Task
Pull out exactly the lines from the line containing "Clone this chart in matplotlib." to the line containing "ax = fig.add_axes([0.1248, 0.152, 0.849, 0.810])", both lines included, with pictures removed from the copy.

Data listing
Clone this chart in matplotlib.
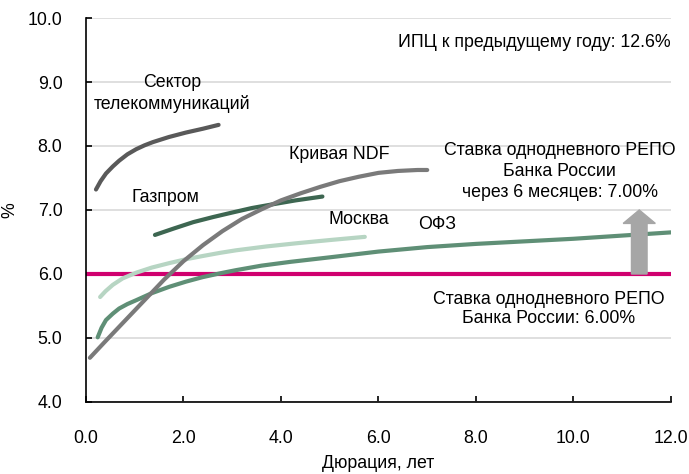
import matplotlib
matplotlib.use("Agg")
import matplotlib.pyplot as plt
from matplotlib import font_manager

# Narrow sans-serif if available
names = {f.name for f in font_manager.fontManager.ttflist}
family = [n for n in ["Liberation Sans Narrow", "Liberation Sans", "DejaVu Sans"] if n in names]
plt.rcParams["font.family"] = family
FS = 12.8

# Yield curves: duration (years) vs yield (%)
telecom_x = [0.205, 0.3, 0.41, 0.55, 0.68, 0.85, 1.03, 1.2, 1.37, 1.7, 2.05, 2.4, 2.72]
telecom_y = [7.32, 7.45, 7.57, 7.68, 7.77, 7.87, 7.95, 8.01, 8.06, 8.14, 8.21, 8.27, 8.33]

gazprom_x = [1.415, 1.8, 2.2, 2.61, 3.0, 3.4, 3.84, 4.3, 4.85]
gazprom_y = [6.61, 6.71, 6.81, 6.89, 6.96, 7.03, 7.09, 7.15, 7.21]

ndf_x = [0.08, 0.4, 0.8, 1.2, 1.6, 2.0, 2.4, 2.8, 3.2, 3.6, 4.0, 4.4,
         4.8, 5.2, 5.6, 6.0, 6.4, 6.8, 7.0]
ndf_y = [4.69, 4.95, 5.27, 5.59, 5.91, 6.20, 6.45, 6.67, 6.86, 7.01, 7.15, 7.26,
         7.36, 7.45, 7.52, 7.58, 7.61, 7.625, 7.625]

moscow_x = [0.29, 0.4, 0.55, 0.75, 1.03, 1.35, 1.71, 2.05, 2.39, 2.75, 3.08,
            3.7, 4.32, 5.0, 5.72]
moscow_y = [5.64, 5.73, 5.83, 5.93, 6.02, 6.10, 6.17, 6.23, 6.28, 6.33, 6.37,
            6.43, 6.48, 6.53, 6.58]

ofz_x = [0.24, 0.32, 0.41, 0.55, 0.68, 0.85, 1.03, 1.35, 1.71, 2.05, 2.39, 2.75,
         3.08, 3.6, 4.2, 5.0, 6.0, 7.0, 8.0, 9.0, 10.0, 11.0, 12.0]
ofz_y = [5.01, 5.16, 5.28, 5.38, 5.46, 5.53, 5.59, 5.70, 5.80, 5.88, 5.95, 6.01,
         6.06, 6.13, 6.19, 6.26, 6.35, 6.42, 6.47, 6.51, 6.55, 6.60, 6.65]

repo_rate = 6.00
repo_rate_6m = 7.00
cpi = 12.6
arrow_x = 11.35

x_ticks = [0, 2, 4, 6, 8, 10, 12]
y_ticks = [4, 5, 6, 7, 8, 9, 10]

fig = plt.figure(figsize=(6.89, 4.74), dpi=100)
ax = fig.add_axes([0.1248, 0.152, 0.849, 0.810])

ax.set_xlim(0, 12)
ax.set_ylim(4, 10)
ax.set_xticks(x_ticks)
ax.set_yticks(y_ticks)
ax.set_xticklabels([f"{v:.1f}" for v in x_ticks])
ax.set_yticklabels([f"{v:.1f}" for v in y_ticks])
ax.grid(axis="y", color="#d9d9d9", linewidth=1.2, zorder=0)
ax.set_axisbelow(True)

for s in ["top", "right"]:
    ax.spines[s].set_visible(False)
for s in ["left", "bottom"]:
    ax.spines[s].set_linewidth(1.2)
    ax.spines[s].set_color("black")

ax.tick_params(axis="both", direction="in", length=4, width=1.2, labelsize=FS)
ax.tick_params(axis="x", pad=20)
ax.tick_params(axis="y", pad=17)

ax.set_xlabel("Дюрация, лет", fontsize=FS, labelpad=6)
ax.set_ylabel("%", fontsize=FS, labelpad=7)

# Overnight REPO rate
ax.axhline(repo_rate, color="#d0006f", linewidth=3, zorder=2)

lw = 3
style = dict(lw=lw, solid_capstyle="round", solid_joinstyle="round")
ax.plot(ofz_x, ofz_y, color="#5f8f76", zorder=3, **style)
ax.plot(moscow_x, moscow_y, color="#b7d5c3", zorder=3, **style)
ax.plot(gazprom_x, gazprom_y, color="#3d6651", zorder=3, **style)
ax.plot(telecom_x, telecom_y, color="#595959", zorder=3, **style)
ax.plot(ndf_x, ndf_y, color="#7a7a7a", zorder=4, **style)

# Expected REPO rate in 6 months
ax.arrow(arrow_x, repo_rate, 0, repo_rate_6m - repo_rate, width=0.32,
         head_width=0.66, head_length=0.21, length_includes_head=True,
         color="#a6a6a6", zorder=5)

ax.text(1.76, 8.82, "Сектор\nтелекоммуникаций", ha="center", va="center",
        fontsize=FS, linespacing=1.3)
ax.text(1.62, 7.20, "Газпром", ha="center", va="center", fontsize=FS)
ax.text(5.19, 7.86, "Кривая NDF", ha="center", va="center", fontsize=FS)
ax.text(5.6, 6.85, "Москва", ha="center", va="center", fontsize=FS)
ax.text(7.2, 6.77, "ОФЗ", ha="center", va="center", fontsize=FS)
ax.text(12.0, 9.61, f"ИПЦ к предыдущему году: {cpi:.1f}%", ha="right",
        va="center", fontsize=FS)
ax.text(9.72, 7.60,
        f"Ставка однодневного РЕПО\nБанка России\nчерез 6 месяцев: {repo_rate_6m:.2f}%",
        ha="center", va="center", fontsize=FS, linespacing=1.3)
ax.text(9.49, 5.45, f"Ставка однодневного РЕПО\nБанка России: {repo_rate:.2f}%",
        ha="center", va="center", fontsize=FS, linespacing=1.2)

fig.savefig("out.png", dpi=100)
==
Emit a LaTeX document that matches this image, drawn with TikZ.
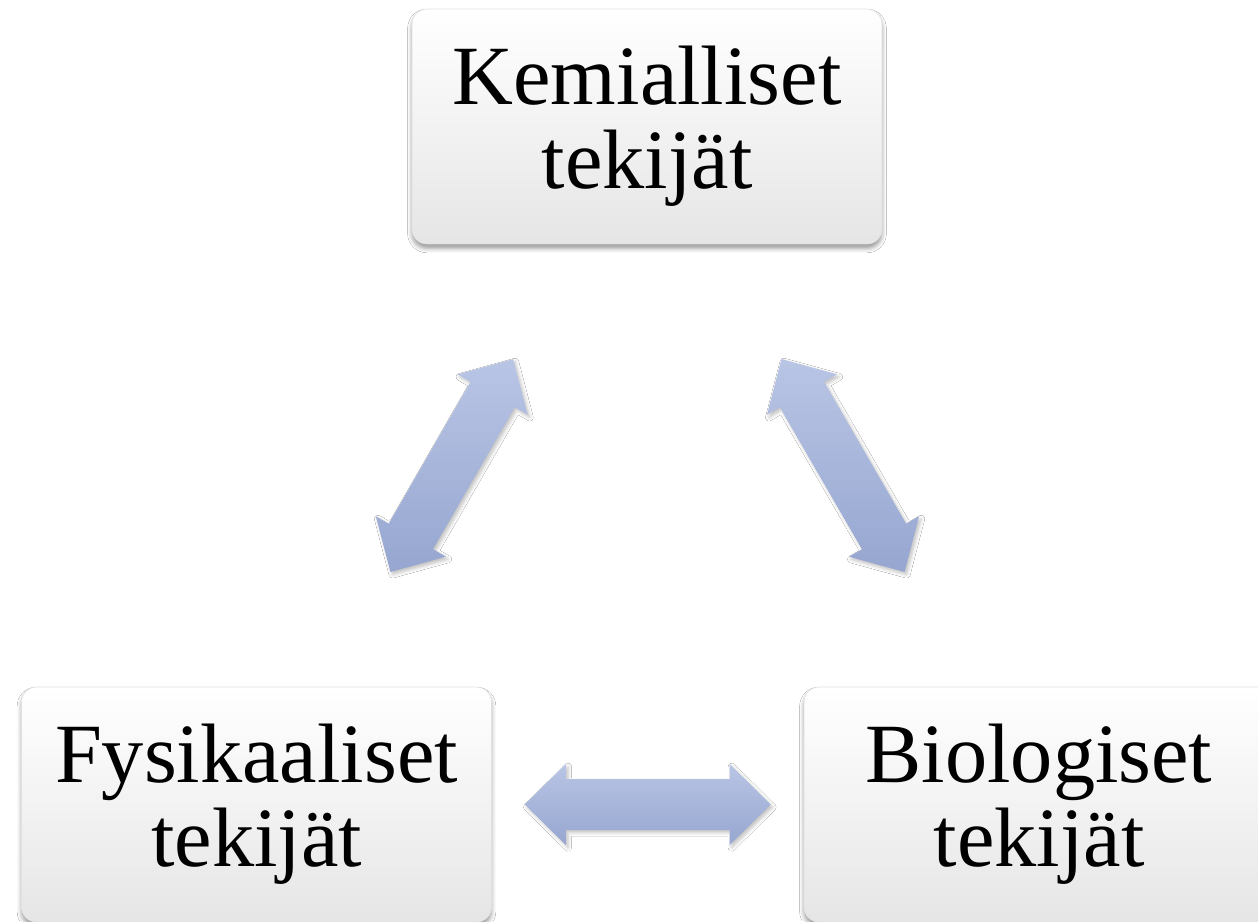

Output
Clone this chart in matplotlib.
import matplotlib
matplotlib.use("Agg")
import matplotlib.pyplot as plt
from matplotlib import font_manager

# Narrow sans-serif if available
names = {f.name for f in font_manager.fontManager.ttflist}
family = [n for n in ["Liberation Sans Narrow", "Liberation Sans", "DejaVu Sans"] if n in names]
plt.rcParams["font.family"] = family
FS = 12.8

# Yield curves: duration (years) vs yield (%)
telecom_x = [0.205, 0.3, 0.41, 0.55, 0.68, 0.85, 1.03, 1.2, 1.37, 1.7, 2.05, 2.4, 2.72]
telecom_y = [7.32, 7.45, 7.57, 7.68, 7.77, 7.87, 7.95, 8.01, 8.06, 8.14, 8.21, 8.27, 8.33]

gazprom_x = [1.415, 1.8, 2.2, 2.61, 3.0, 3.4, 3.84, 4.3, 4.85]
gazprom_y = [6.61, 6.71, 6.81, 6.89, 6.96, 7.03, 7.09, 7.15, 7.21]

ndf_x = [0.08, 0.4, 0.8, 1.2, 1.6, 2.0, 2.4, 2.8, 3.2, 3.6, 4.0, 4.4,
         4.8, 5.2, 5.6, 6.0, 6.4, 6.8, 7.0]
ndf_y = [4.69, 4.95, 5.27, 5.59, 5.91, 6.20, 6.45, 6.67, 6.86, 7.01, 7.15, 7.26,
         7.36, 7.45, 7.52, 7.58, 7.61, 7.625, 7.625]

moscow_x = [0.29, 0.4, 0.55, 0.75, 1.03, 1.35, 1.71, 2.05, 2.39, 2.75, 3.08,
            3.7, 4.32, 5.0, 5.72]
moscow_y = [5.64, 5.73, 5.83, 5.93, 6.02, 6.10, 6.17, 6.23, 6.28, 6.33, 6.37,
            6.43, 6.48, 6.53, 6.58]

ofz_x = [0.24, 0.32, 0.41, 0.55, 0.68, 0.85, 1.03, 1.35, 1.71, 2.05, 2.39, 2.75,
         3.08, 3.6, 4.2, 5.0, 6.0, 7.0, 8.0, 9.0, 10.0, 11.0, 12.0]
ofz_y = [5.01, 5.16, 5.28, 5.38, 5.46, 5.53, 5.59, 5.70, 5.80, 5.88, 5.95, 6.01,
         6.06, 6.13, 6.19, 6.26, 6.35, 6.42, 6.47, 6.51, 6.55, 6.60, 6.65]

repo_rate = 6.00
repo_rate_6m = 7.00
cpi = 12.6
arrow_x = 11.35

x_ticks = [0, 2, 4, 6, 8, 10, 12]
y_ticks = [4, 5, 6, 7, 8, 9, 10]

fig = plt.figure(figsize=(6.89, 4.74), dpi=100)
ax = fig.add_axes([0.1248, 0.152, 0.849, 0.810])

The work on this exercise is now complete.